#### Task objective
Drop the pictures and give back word for word the lines from the line holding "Output the Python" to the line holding "plt.rcParams['font.family'] = ['Liberation", both included.

#### Given data
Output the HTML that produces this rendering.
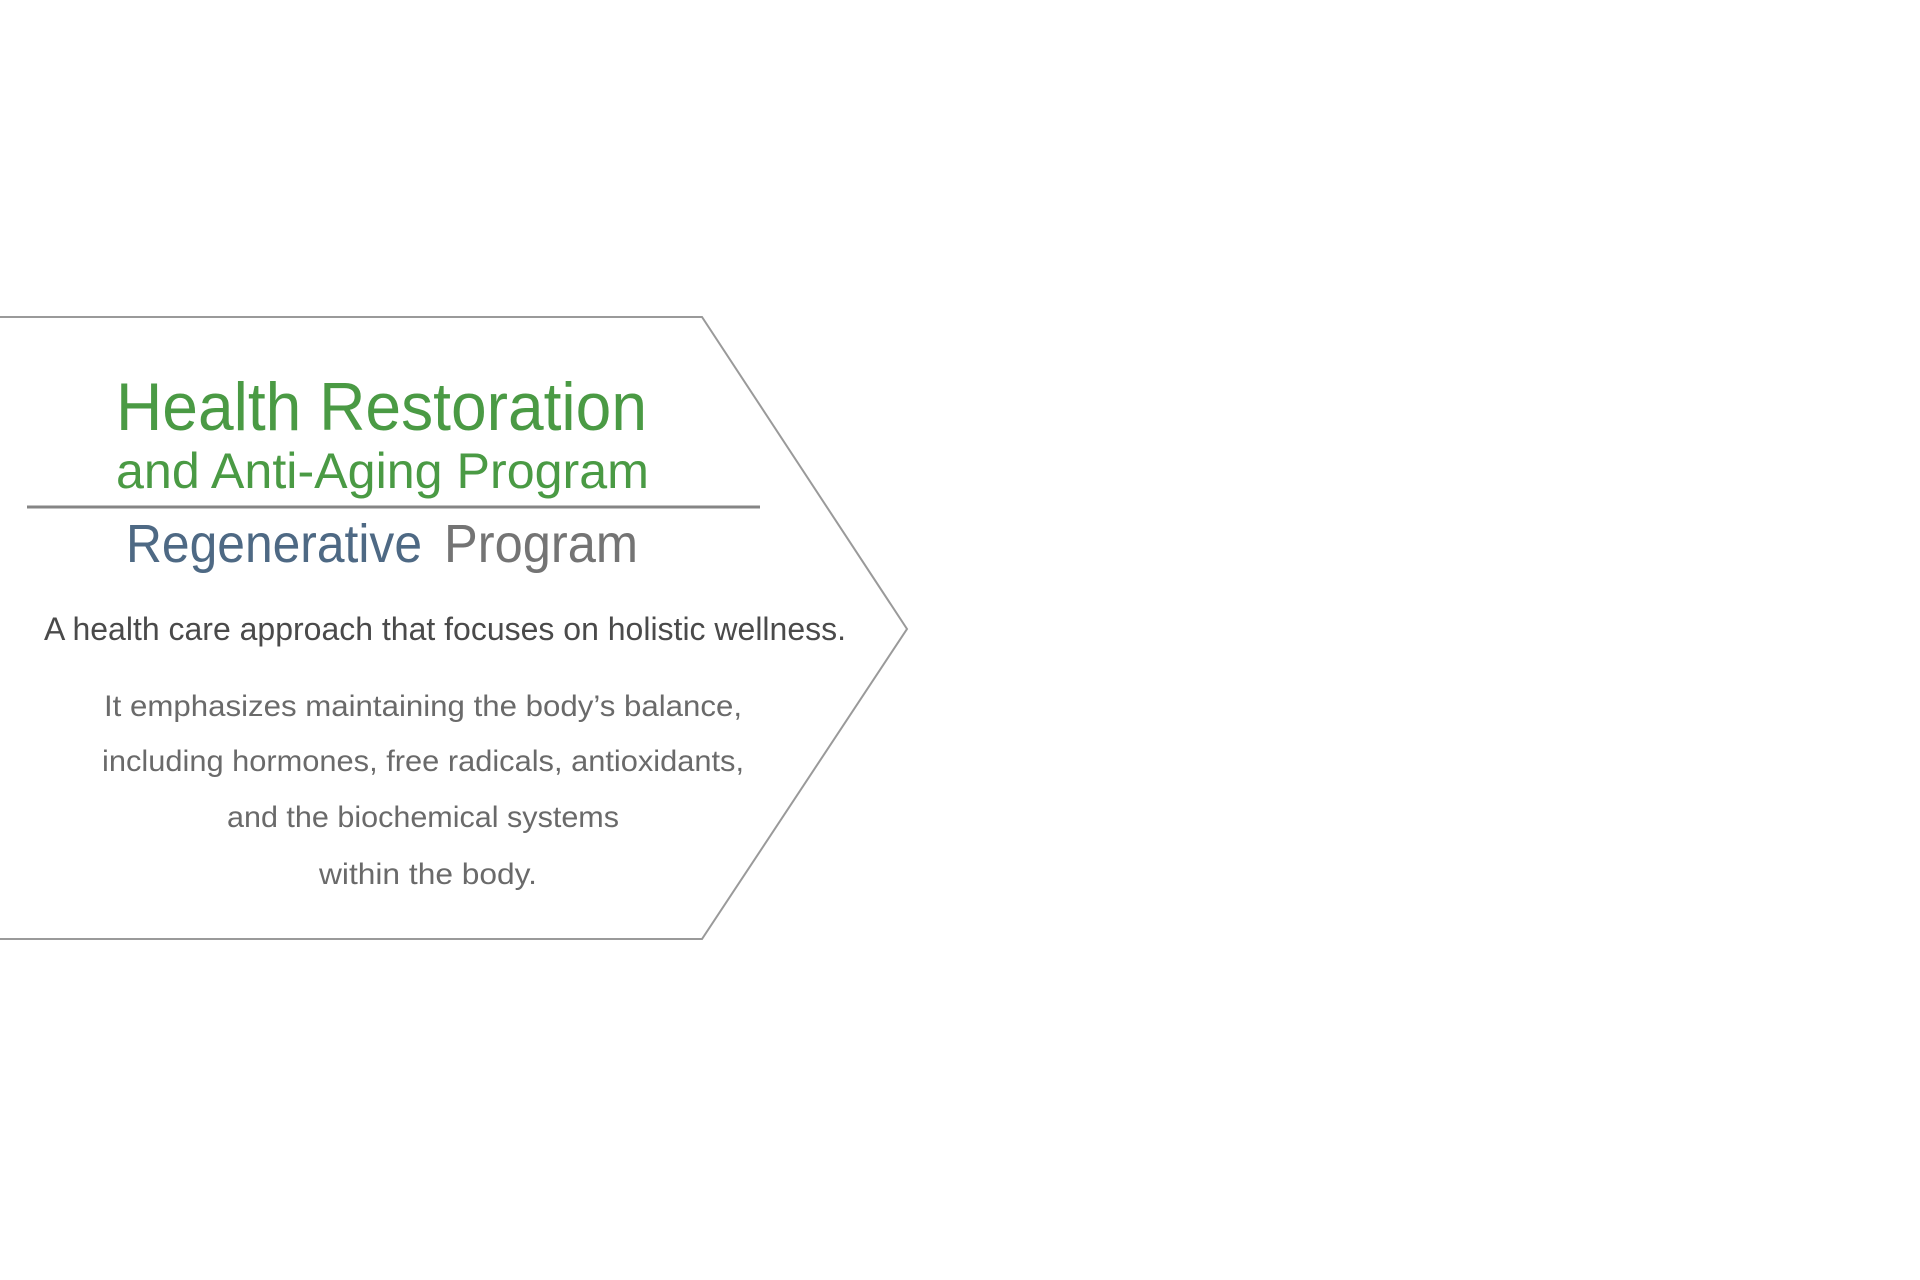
<!DOCTYPE html>
<html><head><meta charset="utf-8"><style>
html,body{margin:0;padding:0;background:#fff;width:1920px;height:1280px;overflow:hidden}
svg{display:block}
text{font-family:"Liberation Sans",sans-serif}
</style></head><body>
<svg width="1920" height="1280" viewBox="0 0 1920 1280" xmlns="http://www.w3.org/2000/svg">
<polyline points="0,317 702,317 907,629 702,939 0,939" fill="none" stroke="#9a9a9a" stroke-width="2"/>
<line x1="27" y1="507" x2="760" y2="507" stroke="#858585" stroke-width="3"/>
<text x="116" y="430" font-size="68" fill="#4a9a44" textLength="531" lengthAdjust="spacingAndGlyphs">Health  Restoration</text>
<text x="116" y="488" font-size="50" fill="#4a9a44" textLength="533" lengthAdjust="spacingAndGlyphs">and Anti-Aging Program</text>
<text x="126" y="562" font-size="54" fill="#4e6984" textLength="296" lengthAdjust="spacingAndGlyphs">Regenerative</text>
<text x="444" y="562" font-size="54" fill="#747474" textLength="194" lengthAdjust="spacingAndGlyphs">Program</text>
<text x="44" y="640" font-size="32" fill="#4a4a4a" textLength="802" lengthAdjust="spacingAndGlyphs">A health care approach that focuses on holistic wellness.</text>
<g font-size="30" fill="#6a6a6a" text-anchor="middle">
<text x="423" y="716" textLength="638" lengthAdjust="spacingAndGlyphs">It emphasizes maintaining the body’s balance,</text>
<text x="423" y="771" textLength="642" lengthAdjust="spacingAndGlyphs">including hormones, free radicals, antioxidants,</text>
<text x="423" y="827" textLength="392" lengthAdjust="spacingAndGlyphs">and the biochemical systems</text>
<text x="428" y="884" textLength="218" lengthAdjust="spacingAndGlyphs">within the body.</text>
</g>
</svg>
</body></html>
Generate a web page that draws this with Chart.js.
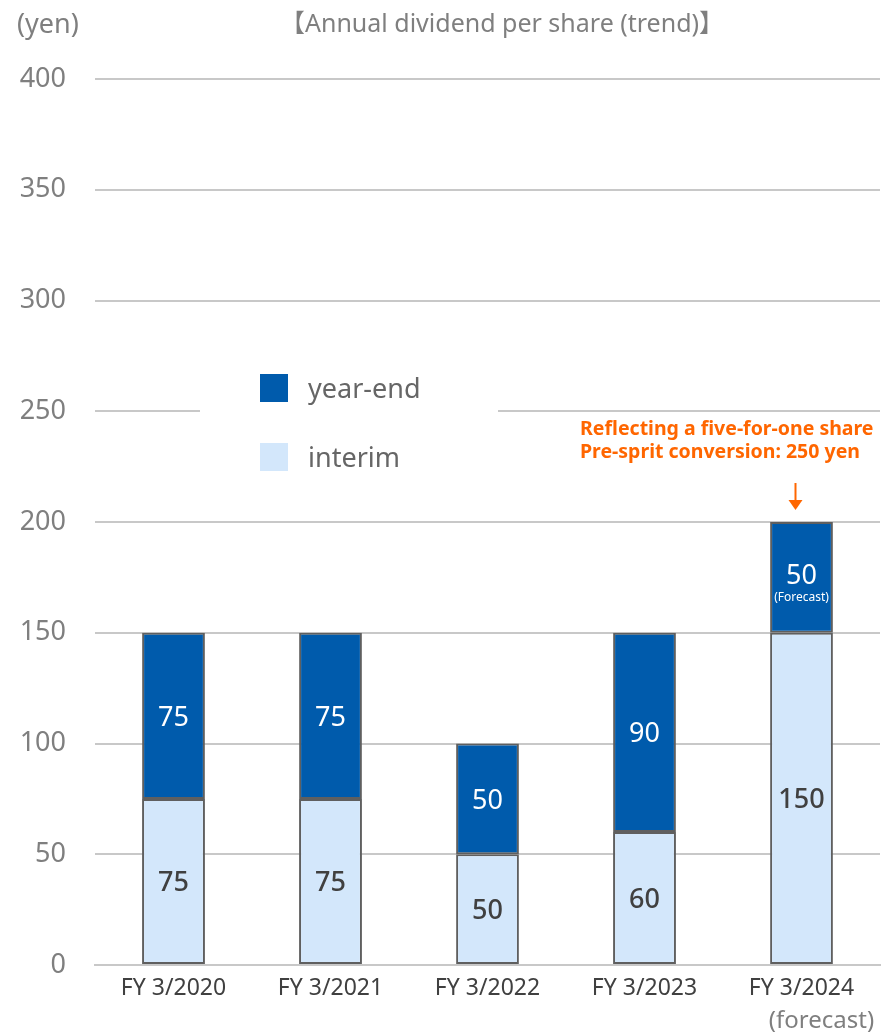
<!DOCTYPE html>
<html>
<head>
<meta charset="utf-8">
<script src="https://cdn.jsdelivr.net/npm/chart.js@4"></script>
<style>
  html, body { margin: 0; padding: 0; background: #fff; }
  #wrap { width: 883px; height: 1033px; position: relative; }
</style>
</head>
<body>
<div id="wrap"><canvas id="chart"></canvas></div>
<script>
const FONT = '"Noto Sans", "Noto Sans CJK JP", sans-serif';

// data
const years = ['FY 3/2020', 'FY 3/2021', 'FY 3/2022', 'FY 3/2023', 'FY 3/2024'];
const interim = [75, 75, 50, 60, 150];
const yearEnd = [75, 75, 50, 90, 50];
const yTicks = [0, 50, 100, 150, 200, 250, 300, 350, 400];

const titleText = '【Annual dividend per share (trend)】';
const unitText = '(yen)';
const noteLines = ['Reflecting a five-for-one share', 'Pre-sprit conversion: 250 yen'];

const darkBlue = '#005bac';
const lightBlue = '#d3e7fb';
const edge = '#5f5f5f';

// extra text: title, unit, legend box, bar labels, annotation
const extras = {
    id: 'extras',
    afterDatasetsDraw(chart) {
        const ctx = chart.ctx;
        const x = chart.scales.x;
        const y = chart.scales.y;
        ctx.save();

        // title + unit
        ctx.fillStyle = '#7f7f7f';
        ctx.textBaseline = 'middle';
        ctx.font = '27px ' + FONT;
        ctx.textAlign = 'left';
        ctx.fillText(unitText, 17, 25);
        ctx.font = '25px ' + FONT;
        ctx.textAlign = 'center';
        ctx.fillText(titleText, 502, 25);

        // legend (white box hides the grid line behind it)
        ctx.fillStyle = '#fff';
        ctx.fillRect(200, 360, 298, 125);
        const legend = [['year-end', darkBlue], ['interim', lightBlue]];
        legend.forEach((item, i) => {
            const ly = 388 + i * 69;
            ctx.fillStyle = item[1];
            ctx.fillRect(260, ly - 14, 28, 28);
            ctx.fillStyle = '#666';
            ctx.font = '27px ' + FONT;
            ctx.textAlign = 'left';
            ctx.fillText(item[0], 308, ly + 2);
        });

        // values inside the bars
        const sets = [
            { meta: chart.getDatasetMeta(0), vals: interim, color: '#404040', weight: '500' },
            { meta: chart.getDatasetMeta(1), vals: yearEnd, color: '#ffffff', weight: '400' }
        ];
        sets.forEach(s => {
            s.meta.data.forEach((bar, i) => {
                const cy = (bar.y + bar.base) / 2;
                ctx.fillStyle = s.color;
                ctx.textAlign = 'center';
                ctx.font = s.weight + ' 27px ' + FONT;
                const last = s.color === '#ffffff' && i === years.length - 1;
                ctx.fillText(String(s.vals[i]), bar.x, last ? cy - 1 : cy + 2);
                if (last) {
                    ctx.font = '12px ' + FONT;
                    ctx.fillText('(Forecast)', bar.x, cy + 20);
                }
            });
        });

        // note over the forecast bar
        ctx.fillStyle = '#ff6600';
        ctx.font = 'bold 19.5px ' + FONT;
        ctx.textAlign = 'left';
        ctx.fillText(noteLines[0], 580, 429);
        ctx.fillText(noteLines[1], 580, 452);

        const ax = x.getPixelForValue(years.length - 1) - 6;
        const top = y.getPixelForValue(yearEnd[4] + interim[4]);
        ctx.strokeStyle = '#ff6600';
        ctx.lineWidth = 2;
        ctx.beginPath();
        ctx.moveTo(ax, 483);
        ctx.lineTo(ax, top - 20);
        ctx.stroke();
        ctx.fillStyle = '#ff6600';
        ctx.beginPath();
        ctx.moveTo(ax - 7, top - 22);
        ctx.lineTo(ax + 7, top - 22);
        ctx.lineTo(ax, top - 12);
        ctx.closePath();
        ctx.fill();

        // second line under the last category
        ctx.fillStyle = '#7f7f7f';
        ctx.font = '24px ' + FONT;
        ctx.textAlign = 'center';
        ctx.fillText('(forecast)', x.getPixelForValue(years.length - 1) + 20, 1021);

        ctx.restore();
    }
};

new Chart(document.getElementById('chart'), {
    type: 'bar',
    data: {
        labels: years,
        datasets: [
            {
                label: 'interim',
                data: interim,
                backgroundColor: lightBlue,
                borderColor: edge,
                borderWidth: 2,
                borderSkipped: false,
                barPercentage: 0.4,
                categoryPercentage: 1
            },
            {
                label: 'year-end',
                data: yearEnd,
                backgroundColor: darkBlue,
                borderColor: edge,
                borderWidth: 2,
                borderSkipped: false,
                barPercentage: 0.4,
                categoryPercentage: 1
            }
        ]
    },
    options: {
        responsive: true,
        maintainAspectRatio: false,
        animation: false,
        layout: { padding: { top: 79, right: 3, left: 0, bottom: 0 } },
        plugins: {
            legend: { display: false },
            tooltip: { enabled: false }
        },
        scales: {
            x: {
                stacked: true,
                grid: { display: false, drawTicks: false },
                border: { display: true, color: '#c8c8c8', width: 2 },
                ticks: {
                    color: '#404040',
                    font: { family: FONT, size: 23 },
                    padding: 10,
                    maxRotation: 0
                },
                afterFit(scale) { scale.height = 68; }
            },
            y: {
                stacked: true,
                min: 0,
                max: 400,
                afterBuildTicks(scale) { scale.ticks = yTicks.map(v => ({ value: v })); },
                grid: { color: '#c8c8c8', lineWidth: 2, drawTicks: false },
                border: { display: false },
                ticks: {
                    color: '#7f7f7f',
                    font: { family: FONT, size: 27 },
                    padding: 29
                },
                afterFit(scale) { scale.width = 95; }
            }
        }
    },
    plugins: [extras]
});
</script>
</body>
</html>
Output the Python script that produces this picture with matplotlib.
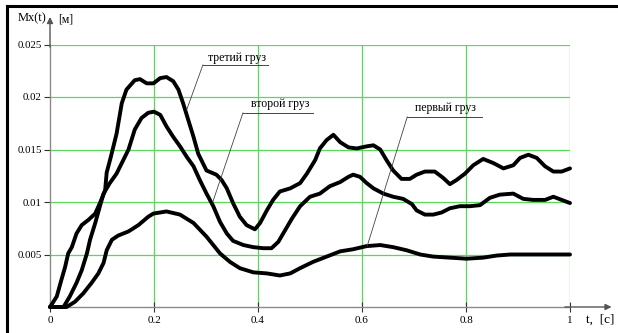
import matplotlib
matplotlib.use("Agg")
import matplotlib.pyplot as plt
from matplotlib.lines import Line2D

plt.rcParams['font.family'] = ['Liberation Serif', 'DejaVu Serif']

# third load (top curve)
t3 = [0, 0.013, 0.022, 0.029, 0.035, 0.042, 0.051, 0.061, 0.074, 0.087,
      0.096, 0.106, 0.109, 0.117, 0.128, 0.138, 0.147, 0.163, 0.173, 0.186,
      0.199, 0.212, 0.224, 0.237, 0.247, 0.256, 0.266, 0.276, 0.285, 0.301,
      0.32, 0.33, 0.34, 0.352, 0.365, 0.378, 0.394, 0.404, 0.417, 0.429,
      0.442, 0.462, 0.481, 0.494, 0.510, 0.519, 0.532, 0.545, 0.558, 0.574,
      0.590, 0.609, 0.622, 0.635, 0.647, 0.660, 0.676, 0.692, 0.705, 0.721,
      0.740, 0.756, 0.769, 0.782, 0.798, 0.814, 0.833, 0.853, 0.872, 0.891,
      0.904, 0.920, 0.936, 0.952, 0.968, 0.984, 1.0]
y3 = [0, 0.0010, 0.0026, 0.0038, 0.0051, 0.0057, 0.0070, 0.0078, 0.0083, 0.0089,
      0.0099, 0.0111, 0.0128, 0.0143, 0.0165, 0.0194, 0.0207, 0.0216, 0.0217, 0.0213,
      0.0213, 0.0218, 0.0219, 0.0215, 0.0207, 0.0194, 0.0178, 0.0162, 0.0146, 0.0130,
      0.0126, 0.0121, 0.0113, 0.0099, 0.0086, 0.0078, 0.0074, 0.0080, 0.0092, 0.0102,
      0.0110, 0.0113, 0.0118, 0.0127, 0.0140, 0.0151, 0.0159, 0.0164, 0.0157, 0.0152,
      0.0151, 0.0153, 0.0154, 0.0150, 0.0140, 0.0130, 0.0122, 0.0122, 0.0126, 0.0129,
      0.0129, 0.0123, 0.0117, 0.0121, 0.0127, 0.0135, 0.0141, 0.0137, 0.0132, 0.0135,
      0.0142, 0.0145, 0.0142, 0.0134, 0.0129, 0.0129, 0.0132]

# second load (middle curve)
t2 = [0, 0.026, 0.038, 0.051, 0.061, 0.071, 0.077, 0.087, 0.096, 0.103,
      0.115, 0.128, 0.141, 0.151, 0.163, 0.176, 0.189, 0.2, 0.212, 0.224,
      0.237, 0.25, 0.263, 0.276, 0.288, 0.301, 0.314, 0.327, 0.34, 0.352,
      0.372, 0.391, 0.410, 0.426, 0.439, 0.452, 0.465, 0.481, 0.5, 0.519,
      0.538, 0.558, 0.574, 0.583, 0.596, 0.609, 0.622, 0.641, 0.660, 0.679,
      0.696, 0.705, 0.721, 0.737, 0.753, 0.769, 0.788, 0.808, 0.827, 0.846,
      0.865, 0.891, 0.910, 0.929, 0.952, 0.968, 0.984, 1.0]
y2 = [0, 0, 0.0010, 0.0023, 0.0035, 0.0051, 0.0064, 0.0080, 0.0096, 0.0108,
      0.0118, 0.0127, 0.0140, 0.0150, 0.0169, 0.0180, 0.0185, 0.0186, 0.0183, 0.0172,
      0.0162, 0.0153, 0.0143, 0.0134, 0.0121, 0.0108, 0.0096, 0.0081, 0.0070, 0.0063,
      0.0059, 0.0057, 0.0056, 0.0056, 0.0062, 0.0073, 0.0084, 0.0096, 0.0105, 0.0108,
      0.0115, 0.0119, 0.0124, 0.0126, 0.0124, 0.0118, 0.0113, 0.0108, 0.0105, 0.0103,
      0.0098, 0.0092, 0.0088, 0.0088, 0.0090, 0.0094, 0.0096, 0.0096, 0.0097, 0.0104,
      0.0107, 0.0108, 0.0103, 0.0102, 0.0102, 0.0105, 0.0102, 0.0099]

# first load (bottom curve)
t1 = [0, 0.032, 0.048, 0.064, 0.080, 0.093, 0.103, 0.109, 0.119, 0.131,
      0.151, 0.170, 0.189, 0.199, 0.224, 0.25, 0.276, 0.301, 0.327, 0.346,
      0.365, 0.391, 0.417, 0.442, 0.462, 0.481, 0.506, 0.532, 0.558, 0.583,
      0.609, 0.635, 0.660, 0.686, 0.712, 0.737, 0.769, 0.801, 0.833, 0.859,
      0.885, 0.917, 0.949, 0.974, 1.0]
y1 = [0, 0, 0.0005, 0.0013, 0.0023, 0.0032, 0.0042, 0.0054, 0.0064, 0.0068,
      0.0072, 0.0078, 0.0086, 0.0089, 0.0091, 0.0088, 0.0080, 0.0067, 0.0051, 0.0043,
      0.0037, 0.0033, 0.0032, 0.0030, 0.0032, 0.0037, 0.0043, 0.0048, 0.0053, 0.0055,
      0.0058, 0.0059, 0.0057, 0.0054, 0.0050, 0.0048, 0.0047, 0.0046, 0.0047, 0.0049,
      0.0050, 0.0050, 0.0050, 0.0050, 0.0050]

x_ticks = [0, 0.2, 0.4, 0.6, 0.8, 1]
x_tick_labels = ["0", "0.2", "0.4", "0.6", "0.8", "1"]
y_ticks = [0.005, 0.01, 0.015, 0.02, 0.025]
y_tick_labels = ["0.005", "0.01", "0.015", "0.02", "0.025"]

labels = ["третий груз", "второй груз", "первый груз"]

W, H = 618, 333
fig = plt.figure(figsize=(W / 100, H / 100), dpi=100)
ax = fig.add_axes([50 / W, 26 / H, 520 / W, 262.5 / H])
ax.set_xlim(0, 1)
ax.set_ylim(0, 0.025)

grid_col = '#5ad85a'
for xv in x_ticks[1:]:
    ax.axvline(xv, color=grid_col, lw=0.9, zorder=1)
for yv in y_ticks:
    ax.axhline(yv, color=grid_col, lw=0.9, zorder=1)

for t, y in [(t3, y3), (t2, y2), (t1, y1)]:
    ax.plot(t, y, color='black', lw=2.8, solid_joinstyle='round',
            solid_capstyle='round', zorder=3, clip_on=False)

for s in ['top', 'right']:
    ax.spines[s].set_visible(False)
for s in ['left', 'bottom']:
    ax.spines[s].set_color('#8a8a8a')
    ax.spines[s].set_linewidth(1.0)

ax.set_xticks(x_ticks)
ax.set_xticklabels(x_tick_labels)
ax.set_yticks(y_ticks)
ax.set_yticklabels(y_tick_labels)
ax.tick_params(axis='x', direction='inout', length=7, width=0.8, color='#333333',
               labelsize=8, pad=3)
ax.tick_params(axis='y', direction='out', length=4, width=0.8, color='#333333',
               labelsize=7.8, pad=2)

# axis arrows
ax.annotate('', xy=(0, 1.105), xytext=(0, 0.99), xycoords='axes fraction',
            arrowprops=dict(arrowstyle='-|>', color='#555555', lw=1.0,
                            mutation_scale=9, shrinkA=0, shrinkB=0))
ax.annotate('', xy=(1.080, 0), xytext=(0.99, 0), xycoords='axes fraction',
            arrowprops=dict(arrowstyle='-|>', color='#555555', lw=1.0,
                            mutation_scale=9, shrinkA=0, shrinkB=0))

fig.text(32 / W, 1 - 18 / H, "Mx(t)", ha='center', va='center', fontsize=9)
fig.text(66 / W, 1 - 19 / H, "[м]", ha='center', va='center', fontsize=8.5)
fig.text(600 / W, 1 - 320 / H, "t,  [c]", ha='center', va='center', fontsize=9.5)

# annotations with leaders
ann = [
    (labels[0], 0.36, 0.0237, 0.294, 0.419, 0.02305, 0.263, 0.0188),
    (labels[1], 0.442, 0.0193, 0.371, 0.506, 0.01848, 0.313, 0.0100),
    (labels[2], 0.76, 0.01895, 0.687, 0.831, 0.0181, 0.61, 0.0058),
]
for txt, tx, ty, ux0, ux1, uy, px, py in ann:
    ax.text(tx, ty, txt, ha='center', va='center', fontsize=8.5, zorder=5)
    ax.plot([ux0, ux1], [uy, uy], color='#444444', lw=0.7, zorder=4)
    ax.plot([ux0, px], [uy, py], color='#444444', lw=0.6, zorder=4)

# outer frame (left and top)
fig.add_artist(Line2D([7 / W, 7 / W], [0, 1 - 6 / H], color='black', lw=2.2))
fig.add_artist(Line2D([7 / W, 1], [1 - 6 / H, 1 - 6 / H], color='black', lw=2.2))

fig.savefig("out.png", dpi=100)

#### Completed task
Output the Python script that produces this picture with matplotlib.
import matplotlib
matplotlib.use("Agg")
import matplotlib.pyplot as plt
from matplotlib.lines import Line2D

plt.rcParams['font.family'] = ['Liberation Serif', 'DejaVu Serif']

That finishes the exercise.